There’s no need to interact with a database here, given that the automatically generated types are going to tell us if the data structure is right or wrong. We can write lighter-weight request specs that assert that, yes, when certain data exists in the database that our GraphQL API presents it in this particular format. The difficulty here is that the query structure used in these tests may vary over time from the structure defined in the components.

In my experience, these React Testing Library tests have been just as easy to write as the Capybara specs, and I’ve been able to setup the fixture data again thanks to the TypeScript types. These tests then run in milliseconds as opposed to seconds. The original RSpec tests for a particular part of our test suite, the Transaction Detail page, ran in 24.75 seconds. These same tests in React Testing Library take 1.66 seconds, and that’s including test runner setup time. That’s almost 15x faster.

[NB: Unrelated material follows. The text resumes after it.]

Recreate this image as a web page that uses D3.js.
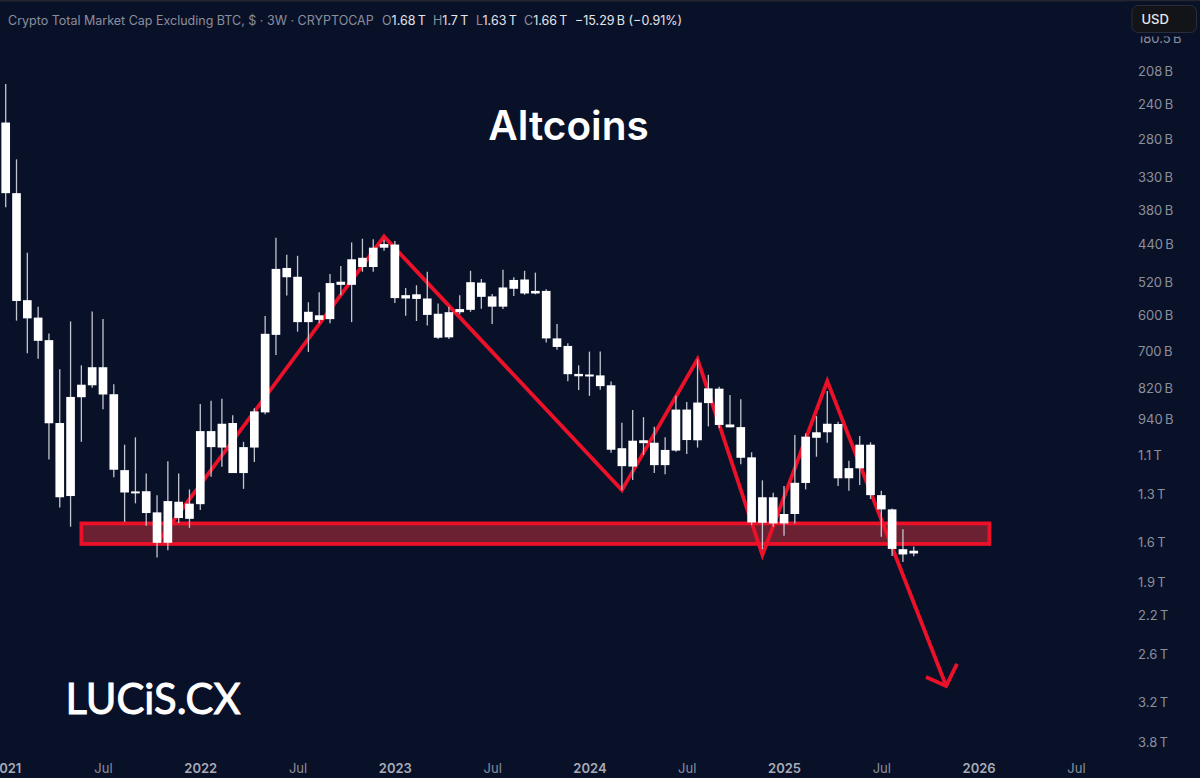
<!DOCTYPE html>
<html lang="en">
<head>
<meta charset="UTF-8"/>
<title>Altcoins</title>
<script src="https://d3js.org/d3.v7.min.js"></script>
<style>
  html, body { margin: 0; padding: 0; background: #091129; }
  svg { display: block; }
  .price text { fill: #8b8f9c; font: 13px Inter, sans-serif; }
  .time text { fill: #8b8f9c; font: 13px Inter, sans-serif; }
  .time text.year { fill: #a8abb6; font-weight: 600; }
</style>
</head>
<body>
<svg id="chart" width="1200" height="778"></svg>
<script>
// 3W candles, $ billions. Index 0 is the first candle of 2021
const candleOpen = [
  260,353,561,605,667,955,1310,854,811,750,
  843,1171,1290,1283,1406,1604,1343,1446,1357,989,
  1062,955,1186,1062,912,652,488,507,617,599,
  609,518,525,467,486,447,441,557,547,557,
  595,659,591,585,520,552,577,534,513,545,
  539,662,684,772,777,777,811,1065,1153,1029,
  1040,1146,1076,901,1029,876,823,961,972,1108,
  1471,1317,1475,1416,1238,1018,994,959,1213,1162,
  1049,1305,1388,1649,1680]
const candleClose = [
  353,563,607,669,956,1317,853,809,750,844,
  1169,1290,1284,1410,1604,1339,1441,1354,989,1060,
  958,1186,1060,908,649,490,508,617,590,611,
  521,525,470,486,447,440,556,549,558,598,
  660,591,583,519,553,577,531,514,545,539,
  662,687,773,780,774,814,1072,1151,1031,1042,
  1146,1073,901,1028,874,822,963,973,1110,1469,
  1317,1475,1416,1237,1013,994,958,1213,1161,1049,
  1305,1388,1647,1687,1660]
const candleLow = [
  220,305,457,577,648,757,615,744,589,609,
  807,1049,1016,1188,1305,1127,1188,1273,879,867,
  860,923,1036,896,601,428,461,463,566,542,
  501,484,437,430,431,432,434,532,526,496,
  569,577,549,494,512,546,492,508,494,498,
  535,622,676,744,701,701,798,954,903,931,
  971,1016,849,872,725,775,816,846,862,1084,
  1224,1292,1255,1006,999,927,831,950,1125,1010,
  1038,1281,1382,1513,1630]
const candleHigh = [
  375,613,706,723,1118,1376,1496,1036,820,900,
  1208,1465,1352,1490,1709,1656,1472,1503,1392,1205,
  1154,1186,1270,1130,919,711,550,643,702,620,
  620,549,617,496,496,453,568,600,614,626,
  664,664,596,590,582,622,583,551,548,547,
  674,695,797,828,849,827,1086,1277,1222,1097,
  1186,1192,1081,1092,1062,969,977,973,1141,1486,
  1649,1496,1556,1475,1273,1105,1040,1255,1281,1249,
  1327,1562,1698,1744,1700]

const priceTicks = [180.5,208,240,280,330,380,440,520,600,700,820,940,1100,1300,1600,1900,2200,2600,3200,3800]
const timeTicks = [0,9,18,27,36,45,54,63,72,81,90,99]
const timeLabels = ['2021','Jul','2022','Jul','2023','Jul','2024','Jul','2025','Jul','2026','Jul']

// drawn annotations, same units as the candles
const zigzagIndex = [14,35,57,64,70,76,87]
const zigzagValue = [1605,426,1277,724,1692,796,2981]
const arrowIndex = [85.13,87,88]
const arrowValue = [2867,2981,2710]
const zoneIndex = [7,91]
const zoneValue = [1475,1612]

const headerLabel = 'Crypto Total Market Cap Excluding BTC, $ · 3W · CRYPTOCAP'
const headerParts = [['O','1.68\u2009T',382],['H','1.7\u2009T',433],['L','1.63\u2009T',476],['C','1.66\u2009T',524]]
const headerChange = '−15.29\u2009B (−0.91%)'

const red = '#ec1029'
const redWidth = 3.8
const svg = d3.select('#chart')

const x = d3.scaleLinear().domain([0, 99]).range([5.7, 1075.9])
const y = d3.scaleLog().domain([208, 3800]).range([71, 742])
const bodyWidth = x(0.8) - x(0)

// top edge of the window
svg.append('rect').attr('width', 1200).attr('height', 1.5).attr('fill', '#23262f')

// zone first, candles sit on top of it
svg.append('rect')
  .attr('x', x(zoneIndex[0]))
  .attr('y', y(zoneValue[0]))
  .attr('width', x(zoneIndex[1]) - x(zoneIndex[0]))
  .attr('height', y(zoneValue[1]) - y(zoneValue[0]))
  .attr('fill', '#6b2132')
  .attr('stroke', red)
  .attr('stroke-width', redWidth)

const line = d3.line().x((d) => x(d[0])).y((d) => y(d[1]))

svg.append('path')
  .attr('d', line(d3.zip(zigzagIndex, zigzagValue)))
  .attr('fill', 'none')
  .attr('stroke', red)
  .attr('stroke-width', redWidth)

svg.append('path')
  .attr('d', line(d3.zip(arrowIndex, arrowValue)))
  .attr('fill', 'none')
  .attr('stroke', red)
  .attr('stroke-width', redWidth)

// candles
const candles = svg.selectAll('.candle')
  .data(candleOpen.map((o, i) => ({ i, o, c: candleClose[i], l: candleLow[i], h: candleHigh[i] })))
  .enter()
  .append('g')
  .attr('class', 'candle')

candles.append('line')
  .attr('x1', (d) => x(d.i))
  .attr('x2', (d) => x(d.i))
  .attr('y1', (d) => y(d.l))
  .attr('y2', (d) => y(d.h))
  .attr('stroke', '#c4c6cf')
  .attr('stroke-width', 1.3)

candles.append('rect')
  .attr('x', (d) => x(d.i) - bodyWidth / 2)
  .attr('y', (d) => Math.min(y(d.o), y(d.c)))
  .attr('width', bodyWidth)
  .attr('height', (d) => Math.max(Math.abs(y(d.o) - y(d.c)), 2))
  .attr('fill', '#fff')

// axes
const priceLabel = (v) => (v >= 1000 ? v / 1000 + '\u2009T' : v + '\u2009B')

const priceAxis = svg.append('g')
  .attr('class', 'price')
  .attr('transform', 'translate(1138,0)')
  .call(d3.axisRight(y).tickValues(priceTicks).tickFormat(priceLabel).tickSize(0).tickPadding(0))
priceAxis.select('.domain').remove()

const timeAxis = svg.append('g')
  .attr('class', 'time')
  .attr('transform', 'translate(0,758.5)')
  .call(d3.axisBottom(x).tickValues(timeTicks).tickFormat((d, i) => timeLabels[i]).tickSize(0).tickPadding(5))
timeAxis.select('.domain').remove()
timeAxis.selectAll('text').classed('year', (d, i) => timeLabels[i] !== 'Jul')

// header line
const header = svg.append('g').style('font', '12.5px Inter, sans-serif')
header.append('text').attr('x', 8).attr('y', 24.5).attr('fill', '#8b8f9c').text(headerLabel)
headerParts.forEach((p) => {
  const t = header.append('text').attr('x', p[2]).attr('y', 24.5)
  t.append('tspan').attr('fill', '#8b8f9c').text(p[0])
  t.append('tspan').attr('fill', '#e4e5ea').text(p[1])
})
header.append('text').attr('x', 575).attr('y', 24.5).attr('fill', '#e4e5ea').text(headerChange)

// strip behind the currency button hides the top of the first price label
svg.append('rect')
  .attr('x', 1125).attr('y', 1.5)
  .attr('width', 75).attr('height', 35)
  .attr('fill', '#091129')
svg.append('rect')
  .attr('x', 1132).attr('y', 5.5)
  .attr('width', 64.5).attr('height', 27)
  .attr('rx', 6)
  .attr('fill', '#131417')
  .attr('stroke', '#2a2e3a')
svg.append('text')
  .attr('x', 1141.5).attr('y', 24)
  .attr('fill', '#e8e9ed')
  .style('font', '500 13px Inter, sans-serif')
  .text('USD')

svg.append('text')
  .attr('x', 568.5).attr('y', 140)
  .attr('text-anchor', 'middle')
  .attr('fill', '#fff')
  .style('font', '600 40.5px Inter, sans-serif')
  .text('Altcoins')

svg.append('text')
  .attr('x', 65.5).attr('y', 713.5)
  .attr('fill', '#fff')
  .attr('stroke', '#fff')
  .attr('stroke-width', 1)
  .attr('textLength', 175)
  .attr('lengthAdjust', 'spacingAndGlyphs')
  .style('font', '400 43px Lato, sans-serif')
  .text('LUCiS.CX')
</script>
</body>
</html>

I think there’s definitely some things we could work on pulling out of Capybara feature specs and into React Testing Library tests, to really bring down the slow tests. The biggest culprits for the slowness, looking purely at test duration have been the feature tests, by far.

Docker setup is also a factor

The tests are run inside a Docker container which is built before most test runs rather than read from a cache, due to the ephemeral nature of the build machines. The base image for these containers has to come from somewhere, and that somewhere is a Docker registry. I’ve looked into ways of making the build machines use the cache with mixed success. It’s still an avenue I’d like to pursue, as it turns a 5-minute initial build step (that blocks every other step!) into one that runs for about half a minute. I’ve even seen some cases where that step can run in as quick as 14 seconds.

One aspect that has helped here is splitting the Dockerfile into a multi-stage build that builds it in 4 separate stages:

  1. OS-level setup
  2. Ruby setup
  3. Node setup
  4. Final compilation for CSS + JS

The Ruby + Node steps run concurrently, saving roughly 2-3 minutes compared to if they ran sequentially. We have investigated adding Docker-level caching for both the Ruby and Node steps, but haven’t gotten as far as having a system that reliably works for each build. It feels like a cache-from declared that matches the multi-stage target would work, but I can’t seem to make the build machines acknowledge that config and pull it in.

Or perhaps there’s a way to cache the packages gathered for those steps, storing them off the machines in some long-term storage and pulling them down before each build? Then Ruby + Node would only install the differences (if any) that are on that branch.

Slicing up the app

Finally, my absolute golden path idea on this topic is that the tests that run when you push a branch, should only be the tests related to the code that you changed. If I’m making changes on Part A of the system, then it doesn’t make sense to run tests for Part B on all branches. Running the entire test suite before a production deploy makes sense, but not on the earlier branches.

To that end, there’s probably investigative work to go on with this app where the app could be split into something like Hanami’s “slices”, so we have Slice A with its own tests, then if there’s file changes in Slice A then Slice A’s tests get run, but Slice B’s tests don’t. That seems like work that would be greater than many cooldown sprints in a row, and so I’m happy to leave that as just a thought bubble for the time-being.